Cyber security biggest challenge for universal credit

Cyberfraud and identity theft pose the most serious threat to the implementation of the government's welfare reforms, a government minister said as he outlined potential problems facing the project during the final months of development.

Lord Freud, parliamentary under-secretary of state for welfare reform, said online security was a risk to the introduction of the universal credit. The department was focusing on identity and potential cyberfraud to make sure the system was "utterly robust". Security systems developed by banks were being adopted, and the government was in talks with Amazon to learn from its online security measures, he said.

Lord Freud and the work and pensions secretary, Iain Duncan Smith, faced critical questioning during a select committee hearing on Monday about potential hiccups in the development of universal credit, which will replace six benefits, including jobseeker's allowance and housing benefit, with one streamlined benefit.

During a two-and-a-half-hour session, MPs on the work and pensions select committee went through the growing list of concerns about the system, which will be piloted from next April and rolled out in October 2013.

It emerged during questioning that programmers building the £2bn IT system have yet to test the vital "bridge" that will link data from HMRC with information from the Department of Work and Pensions.

But Lord Freud was adamant the system would be ready on time. "We're testing that bridge, the mechanics of the bridge with dummy data, and we will be getting live feeds for our trial in April," he said. Asked if he had a Plan B in case of the bridge not working, Lord Freud said: "Our Plan B? It looks as if the system is very robust. We have a comfort level on this."

He said employers required to supply monthly payroll updates to the HMRC would not find this difficult. "You do the payroll and you press one extra button to HMRC. It's literally one extra button you have to press," he said.

Questioning revealed there were still key areas of policy that remained undecided, such as how free school meal payments and council tax benefit payments would be integrated into the universal credit payments. This is vital to ensure claimants don't lose out when they begin work.

Ministers said they were continuing to process feedback from charities and thinktanks that have published reports over the past few months, detailing a range of serious concerns.

"This is a huge endeavour, rebuilding the benefits system," Lord Freud said. "We do not have a monopoly on getting this right. We must have feedback from people."

The committee's chair, Dame Anne Begg, asked how the changes would affect disabled people and their families, highlighting unease about the ending of the disability premium. Lord Freud argued that universal credit would be "liberating" for disabled people because they would no longer be "stuck on benefits".

"I think you've got a rather naive view of how disabled people live their lives. These are people with quite high needs. There are families who will lose out with the removal of disability premiums," Begg said.

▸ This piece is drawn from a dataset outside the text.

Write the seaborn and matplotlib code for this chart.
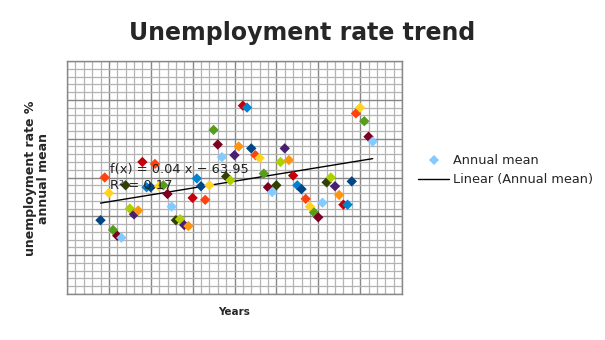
import numpy as np
import pandas as pd
import matplotlib
matplotlib.use("Agg")
import matplotlib.pyplot as plt
from matplotlib.lines import Line2D
import seaborn as sns

# Annual mean unemployment rate (%)
years = list(range(1948, 2014))
rates = [
    3.8, 6.0, 5.2, 3.3, 3.0, 2.9, 5.6, 4.4, 4.1, 4.3,
    6.8, 5.5, 5.5, 6.7, 5.55, 5.6, 5.15, 4.5, 3.8, 3.85,
    3.55, 3.5, 4.95, 5.95, 5.55, 4.85, 5.6, 8.45, 7.7, 7.05,
    6.05, 5.85, 7.15, 7.6, 9.7, 9.6, 7.5, 7.15, 7.0, 6.2,
    5.5, 5.25, 5.6, 6.8, 7.5, 6.9, 6.1, 5.6, 5.4, 4.9,
    4.5, 4.2, 3.95, 4.7, 5.75, 6.0, 5.55, 5.1, 4.6, 4.6,
    5.8, 9.3, 9.6, 8.9, 8.1, 7.85,
]

title = "Unemployment rate trend"
x_label = "Years"
y_label = "unemployment rate %\nannual mean"
series_name = "Annual mean"
trend_name = "Linear (Annual mean)"

# point colours cycle through a 12-colour office palette
palette12 = ["#004586", "#ff420e", "#ffd320", "#579d1c", "#7e0021", "#83caff",
             "#314004", "#aecf00", "#4b1f6f", "#ff950e", "#c5000b", "#0084d1"]

df = pd.DataFrame({"year": years, "rate": rates})
df["key"] = df["year"].astype(str)
pal = {k: palette12[i % 12] for i, k in enumerate(df["key"])}

sns.set_style("white")
plt.rcParams["font.family"] = ["DejaVu Sans"]

fig = plt.figure(figsize=(6.05, 3.4), dpi=100)
ax = fig.add_axes([67 / 605, 1 - 294 / 340, 335 / 605, 233 / 340])

ax.set_xlim(1940, 2020)
ax.set_ylim(0, 12)
ax.set_xticks(np.arange(1940, 2021, 10))
ax.set_xticks(np.arange(1940, 2021, 2), minor=True)
ax.set_yticks(np.arange(0, 12.1, 2))
ax.set_yticks(np.arange(0, 12.01, 0.4), minor=True)
ax.grid(which="minor", color="#b3b3b3", linewidth=0.9)
ax.grid(which="major", color="#878787", linewidth=1.0)
ax.set_axisbelow(True)
ax.tick_params(which="both", length=0, labelbottom=False, labelleft=False)
for s in ax.spines.values():
    s.set_color("#878787")
    s.set_linewidth(1.0)

# linear trend of the annual means
slope, intercept = np.polyfit(df["year"], df["rate"], 1)
pred = slope * df["year"] + intercept
r2 = 1 - ((df["rate"] - pred) ** 2).sum() / ((df["rate"] - df["rate"].mean()) ** 2).sum()

sns.regplot(data=df, x="year", y="rate", scatter=False, ci=None, truncate=True,
            color="black", line_kws={"linewidth": 1.0}, ax=ax)

sns.scatterplot(data=df, x="year", y="rate", hue="key", palette=pal, marker="D",
                s=28, linewidth=0, legend=False, ax=ax, zorder=3)
ax.set_xlabel("")
ax.set_ylabel("")

sign = "−" if intercept < 0 else "+"
ax.text(1950.3, 6.39, f"f(x) = {slope:.2f} x {sign} {abs(intercept):.2f}",
        fontsize=9.4, color="#222222", va="center", ha="left", zorder=4)
ax.text(1950.3, 5.61, f"R² = {r2:.2f}", fontsize=9.4, color="#222222",
        va="center", ha="left", zorder=4)

fig.text(0.5, 1 - 33 / 340, title, ha="center", va="center",
         fontsize=17, fontweight="bold")
fig.text(234.5 / 605, 1 - 312 / 340, x_label, ha="center", va="center",
         fontsize=7.5, fontweight="bold")
fig.text(37 / 605, 1 - 178 / 340, y_label, ha="center", va="center",
         rotation=90, fontsize=9, fontweight="bold", multialignment="center",
         linespacing=1.0)

handles = [
    Line2D([], [], linestyle="none", marker="D", markersize=5,
           markerfacecolor="#83caff", markeredgewidth=0),
    Line2D([], [], color="black", linewidth=1.0),
]
fig.legend(handles, [series_name, trend_name], loc="upper left",
           bbox_to_anchor=(418 / 605, 1 - 154 / 340), frameon=False,
           fontsize=9.25, borderpad=0, borderaxespad=0, handlelength=2.45,
           handletextpad=0.3, labelspacing=0.5)

fig.savefig("out.png", dpi=100)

Ministers also offered asurances that the benefits cap, which will begin with the introduction of universal credit, would not make some families homeless.

"How can you guarantee that no one will be made homeless?" Labour MP Glenda Jackson asked.

"I see no reason why they will be made homeless," said Duncan Smith, citing the £190m fund for discretionary payments to prevent this.

Committee members outlined scepticism over the government's drive to get claimants to file claims online. Duncan Smith was asked whether a target of 50% claims made online when the benefit is launched was realistic, given that less than 20% of jobseeker's online claims were made online.

He said it was realistic and stressed there would be more computers installed in jobcentres so those without internet access at home would be able to make claims online by coming into the office. He argued it was a positive opportunity to get people "back into the 21st century, online" to improve their digital skills, which would ultimately make them more employable.

Lord Freud revealed his futuristic vision of how people could soon claim benefits, suggesting ultimately claimants might take advantage of the development of internet eye-glasses by Google – which allows users to surf the internet on the lens of a pair of glasses, using eye movement to navigate the web and make benefits claims.

He said the system by which online claims were made would be developed over the four years the new system would take to be introduced. "Eventually it could be on a phone," he said, adding that in the light of Google's work, he saw this as a "system that can be developed into the future".